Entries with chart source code
★ ★ ★

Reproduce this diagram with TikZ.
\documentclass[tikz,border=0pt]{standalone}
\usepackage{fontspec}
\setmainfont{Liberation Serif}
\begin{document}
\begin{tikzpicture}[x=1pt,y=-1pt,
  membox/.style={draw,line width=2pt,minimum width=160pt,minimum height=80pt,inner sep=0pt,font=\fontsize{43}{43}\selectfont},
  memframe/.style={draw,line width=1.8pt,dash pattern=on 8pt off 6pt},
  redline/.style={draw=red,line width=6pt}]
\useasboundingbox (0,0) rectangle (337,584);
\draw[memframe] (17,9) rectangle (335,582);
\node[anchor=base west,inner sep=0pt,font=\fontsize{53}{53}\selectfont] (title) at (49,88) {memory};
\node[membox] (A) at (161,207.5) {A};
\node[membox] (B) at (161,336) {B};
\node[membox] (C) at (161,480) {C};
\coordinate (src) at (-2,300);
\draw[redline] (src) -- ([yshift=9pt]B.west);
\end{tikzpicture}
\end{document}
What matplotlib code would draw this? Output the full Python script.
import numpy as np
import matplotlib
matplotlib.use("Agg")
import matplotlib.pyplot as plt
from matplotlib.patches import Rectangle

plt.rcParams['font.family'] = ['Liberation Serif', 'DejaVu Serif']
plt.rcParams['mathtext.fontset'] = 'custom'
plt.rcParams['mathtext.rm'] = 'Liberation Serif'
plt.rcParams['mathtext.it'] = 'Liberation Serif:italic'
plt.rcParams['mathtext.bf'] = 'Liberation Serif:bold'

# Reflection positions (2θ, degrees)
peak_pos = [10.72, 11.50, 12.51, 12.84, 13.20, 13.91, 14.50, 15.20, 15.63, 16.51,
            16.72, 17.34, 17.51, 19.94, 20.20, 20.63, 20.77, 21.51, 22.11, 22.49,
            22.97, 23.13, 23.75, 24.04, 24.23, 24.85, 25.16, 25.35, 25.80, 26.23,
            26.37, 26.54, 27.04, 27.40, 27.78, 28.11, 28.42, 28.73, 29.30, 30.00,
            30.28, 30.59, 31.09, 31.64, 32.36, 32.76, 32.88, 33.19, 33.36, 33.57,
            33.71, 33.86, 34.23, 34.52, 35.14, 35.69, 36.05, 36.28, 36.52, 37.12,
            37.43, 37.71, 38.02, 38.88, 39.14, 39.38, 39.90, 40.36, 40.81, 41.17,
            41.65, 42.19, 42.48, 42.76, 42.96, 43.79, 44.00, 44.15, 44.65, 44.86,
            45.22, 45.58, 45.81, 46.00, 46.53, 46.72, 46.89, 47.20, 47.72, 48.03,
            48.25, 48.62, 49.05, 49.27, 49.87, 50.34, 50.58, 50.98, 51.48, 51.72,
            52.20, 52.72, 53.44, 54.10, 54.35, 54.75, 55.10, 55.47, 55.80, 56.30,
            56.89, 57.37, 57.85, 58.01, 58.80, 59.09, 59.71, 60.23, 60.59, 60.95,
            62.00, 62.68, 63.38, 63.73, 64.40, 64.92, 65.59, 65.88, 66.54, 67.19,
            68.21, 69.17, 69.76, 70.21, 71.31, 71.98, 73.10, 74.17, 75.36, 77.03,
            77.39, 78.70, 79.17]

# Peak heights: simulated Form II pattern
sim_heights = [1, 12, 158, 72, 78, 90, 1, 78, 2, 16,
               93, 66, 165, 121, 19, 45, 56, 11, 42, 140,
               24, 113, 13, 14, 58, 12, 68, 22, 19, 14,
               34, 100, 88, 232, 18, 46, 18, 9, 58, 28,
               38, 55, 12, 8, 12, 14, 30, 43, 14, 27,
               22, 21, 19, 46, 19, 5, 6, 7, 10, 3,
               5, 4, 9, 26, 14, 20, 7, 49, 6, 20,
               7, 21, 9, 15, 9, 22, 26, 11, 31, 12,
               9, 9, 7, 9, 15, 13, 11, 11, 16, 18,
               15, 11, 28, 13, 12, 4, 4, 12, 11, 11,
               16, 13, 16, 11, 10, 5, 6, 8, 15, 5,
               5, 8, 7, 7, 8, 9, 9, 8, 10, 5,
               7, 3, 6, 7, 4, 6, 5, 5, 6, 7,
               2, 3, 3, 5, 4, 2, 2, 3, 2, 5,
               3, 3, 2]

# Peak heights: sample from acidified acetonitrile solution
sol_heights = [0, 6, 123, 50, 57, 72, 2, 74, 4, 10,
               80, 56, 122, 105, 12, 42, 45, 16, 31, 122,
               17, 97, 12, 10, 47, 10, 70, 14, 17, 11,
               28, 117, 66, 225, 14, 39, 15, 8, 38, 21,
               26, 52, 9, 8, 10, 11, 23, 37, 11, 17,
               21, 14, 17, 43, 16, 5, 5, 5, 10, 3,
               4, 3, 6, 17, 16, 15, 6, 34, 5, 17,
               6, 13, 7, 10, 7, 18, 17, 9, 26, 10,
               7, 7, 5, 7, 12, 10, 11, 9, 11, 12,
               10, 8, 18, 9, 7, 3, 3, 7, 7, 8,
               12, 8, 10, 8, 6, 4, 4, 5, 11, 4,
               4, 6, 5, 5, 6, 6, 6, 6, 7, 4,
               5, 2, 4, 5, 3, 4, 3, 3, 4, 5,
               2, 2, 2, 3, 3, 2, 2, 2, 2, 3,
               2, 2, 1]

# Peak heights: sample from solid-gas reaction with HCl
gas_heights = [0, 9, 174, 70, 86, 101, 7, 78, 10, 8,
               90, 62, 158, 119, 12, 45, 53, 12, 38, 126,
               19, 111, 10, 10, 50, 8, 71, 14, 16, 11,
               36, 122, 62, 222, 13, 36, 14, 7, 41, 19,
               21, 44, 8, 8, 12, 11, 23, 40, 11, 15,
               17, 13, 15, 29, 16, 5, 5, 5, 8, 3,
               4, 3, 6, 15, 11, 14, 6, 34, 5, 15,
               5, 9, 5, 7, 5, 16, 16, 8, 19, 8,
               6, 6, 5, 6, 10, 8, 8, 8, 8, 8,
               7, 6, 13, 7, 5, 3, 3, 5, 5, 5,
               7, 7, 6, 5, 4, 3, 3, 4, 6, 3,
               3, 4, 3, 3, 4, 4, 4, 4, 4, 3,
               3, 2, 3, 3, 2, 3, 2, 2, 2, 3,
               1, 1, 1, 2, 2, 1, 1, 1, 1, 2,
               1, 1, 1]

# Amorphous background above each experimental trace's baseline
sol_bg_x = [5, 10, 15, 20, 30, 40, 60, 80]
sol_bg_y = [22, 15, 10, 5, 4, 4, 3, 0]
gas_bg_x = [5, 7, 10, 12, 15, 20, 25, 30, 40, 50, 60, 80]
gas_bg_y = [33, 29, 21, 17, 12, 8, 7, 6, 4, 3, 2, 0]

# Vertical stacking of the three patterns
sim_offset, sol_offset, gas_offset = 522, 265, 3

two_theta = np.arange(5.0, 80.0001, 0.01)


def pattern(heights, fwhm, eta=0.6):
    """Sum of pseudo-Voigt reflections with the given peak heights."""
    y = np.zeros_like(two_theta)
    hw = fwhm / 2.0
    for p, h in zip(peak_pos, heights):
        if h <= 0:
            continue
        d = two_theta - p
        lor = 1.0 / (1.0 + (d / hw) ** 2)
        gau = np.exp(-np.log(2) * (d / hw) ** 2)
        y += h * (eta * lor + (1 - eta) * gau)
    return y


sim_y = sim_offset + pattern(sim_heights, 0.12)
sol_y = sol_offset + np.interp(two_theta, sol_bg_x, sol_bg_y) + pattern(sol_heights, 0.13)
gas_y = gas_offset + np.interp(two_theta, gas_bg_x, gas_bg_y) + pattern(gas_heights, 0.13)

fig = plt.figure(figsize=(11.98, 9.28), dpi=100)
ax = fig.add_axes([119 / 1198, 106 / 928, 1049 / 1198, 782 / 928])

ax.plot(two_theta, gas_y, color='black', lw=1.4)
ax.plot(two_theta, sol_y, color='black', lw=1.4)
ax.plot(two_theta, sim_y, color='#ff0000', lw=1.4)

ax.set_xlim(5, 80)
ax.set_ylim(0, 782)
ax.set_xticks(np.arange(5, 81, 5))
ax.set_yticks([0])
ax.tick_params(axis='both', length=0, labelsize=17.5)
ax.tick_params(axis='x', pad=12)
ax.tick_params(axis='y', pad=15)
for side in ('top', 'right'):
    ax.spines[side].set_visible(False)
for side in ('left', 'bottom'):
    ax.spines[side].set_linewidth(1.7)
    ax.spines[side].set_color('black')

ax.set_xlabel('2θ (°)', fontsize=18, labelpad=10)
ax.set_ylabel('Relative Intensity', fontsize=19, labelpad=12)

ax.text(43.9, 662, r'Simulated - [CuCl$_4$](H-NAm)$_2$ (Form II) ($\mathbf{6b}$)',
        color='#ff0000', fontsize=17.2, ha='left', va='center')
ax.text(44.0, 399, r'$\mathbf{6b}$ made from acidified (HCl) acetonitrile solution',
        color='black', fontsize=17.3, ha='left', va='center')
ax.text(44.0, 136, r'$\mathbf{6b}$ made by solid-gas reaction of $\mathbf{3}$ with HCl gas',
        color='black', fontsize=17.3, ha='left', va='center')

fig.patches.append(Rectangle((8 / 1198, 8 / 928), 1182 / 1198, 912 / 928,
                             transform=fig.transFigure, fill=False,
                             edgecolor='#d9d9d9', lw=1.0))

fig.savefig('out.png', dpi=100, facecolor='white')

★ ★ ★

▸ **TASK STATEMENT**:
Give back exactly the stretch that opens on the line with "What matplotlib code" and closes on the line with "77.39, 78.70, 79.17]".

▸ **SOLUTION FOR THIS EXERCISE**:
What matplotlib code would draw this? Output the full Python script.
import numpy as np
import matplotlib
matplotlib.use("Agg")
import matplotlib.pyplot as plt
from matplotlib.patches import Rectangle

plt.rcParams['font.family'] = ['Liberation Serif', 'DejaVu Serif']
plt.rcParams['mathtext.fontset'] = 'custom'
plt.rcParams['mathtext.rm'] = 'Liberation Serif'
plt.rcParams['mathtext.it'] = 'Liberation Serif:italic'
plt.rcParams['mathtext.bf'] = 'Liberation Serif:bold'

# Reflection positions (2θ, degrees)
peak_pos = [10.72, 11.50, 12.51, 12.84, 13.20, 13.91, 14.50, 15.20, 15.63, 16.51,
            16.72, 17.34, 17.51, 19.94, 20.20, 20.63, 20.77, 21.51, 22.11, 22.49,
            22.97, 23.13, 23.75, 24.04, 24.23, 24.85, 25.16, 25.35, 25.80, 26.23,
            26.37, 26.54, 27.04, 27.40, 27.78, 28.11, 28.42, 28.73, 29.30, 30.00,
            30.28, 30.59, 31.09, 31.64, 32.36, 32.76, 32.88, 33.19, 33.36, 33.57,
            33.71, 33.86, 34.23, 34.52, 35.14, 35.69, 36.05, 36.28, 36.52, 37.12,
            37.43, 37.71, 38.02, 38.88, 39.14, 39.38, 39.90, 40.36, 40.81, 41.17,
            41.65, 42.19, 42.48, 42.76, 42.96, 43.79, 44.00, 44.15, 44.65, 44.86,
            45.22, 45.58, 45.81, 46.00, 46.53, 46.72, 46.89, 47.20, 47.72, 48.03,
            48.25, 48.62, 49.05, 49.27, 49.87, 50.34, 50.58, 50.98, 51.48, 51.72,
            52.20, 52.72, 53.44, 54.10, 54.35, 54.75, 55.10, 55.47, 55.80, 56.30,
            56.89, 57.37, 57.85, 58.01, 58.80, 59.09, 59.71, 60.23, 60.59, 60.95,
            62.00, 62.68, 63.38, 63.73, 64.40, 64.92, 65.59, 65.88, 66.54, 67.19,
            68.21, 69.17, 69.76, 70.21, 71.31, 71.98, 73.10, 74.17, 75.36, 77.03,
            77.39, 78.70, 79.17]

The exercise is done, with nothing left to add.